Surface view of a Drosophila embryo at the onset of gastrulation. A pulse of laser light has been used to trigger the translocation of an actin inhibitor to the plasma membrane in a central stripe of cells.

Surface view of a Drosophila embryo at the onset of gastrulation. A pulse of laser light has been used to trigger the translocation of an actin inhibitor to the plasma membrane in a central stripe of cells. Optogentically activated cells lose their regular hexagonal shape and will fail to gastrulate. Image is pseudo-coloured according to fluorescence intensity (blue=low/yellow=high). See also Movie 1.

Confocal movie of an embryo at the onset of gastrulation (surface view). Using a pulse of two-photon laser (red box), an inhibitor of actin polymerisation was recruited to the plasma membrane in a central stripe of cells. Activated cells cannot contract and are pulled by neighbouring non-activated contracting cells.

Cell shape changes are of fundamental importance during embryonic development. How cells form and change shape during morphogenesis are the key questions addressed by the De Renzis group.

Previous and current research

Tissue morphogenesis is triggered by shape changes in single cells or group of cells. This remodelling depends on a complex interaction between cortical forces exerted by the actin cytoskeleton and membrane homeostasis (i.e. vesicular trafficking and lipid metabolism). Using the early Drosophila embryo as model organism, we wish to understand how membrane trafficking and cytoskeletal dynamics are regulated during morphogenesis and how this, in turn, impacts on specific cell and tissue behaviour.

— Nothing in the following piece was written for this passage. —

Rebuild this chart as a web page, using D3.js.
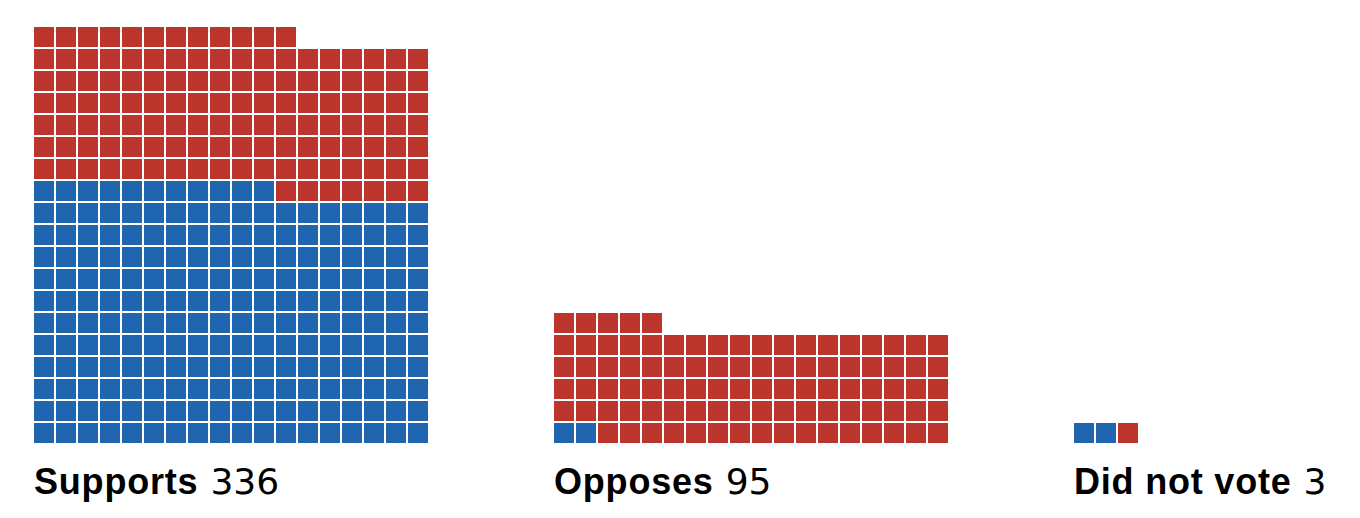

We have recently developed new optogenetic methods to manipulate key components of the membrane transport machinery and cytoskeletal regulators with cellular precision in situ during embryonic development (Figure 1). Using these novel tools in combination with two-photon microscopy we can now control protein function with high-spatio temporal precision and thus functionally link subcellular to supracellular processes during morphogenesis. We are also implementing optogenetics to study signalling systems and induce tissue-specific differentiation programmes at will.

Future projects and goals

Using a combination of imaging, genome engineering, optogenetic, and biochemical approaches, we wish to elucidate how machineries controlling intracellular trafficking re-organise during differentiation and how this in turn impacts on global changes in tissue morphology. One long-term goal of the group will be to reconstitute morphogenetic processes in naïve tissues using synthetic approaches.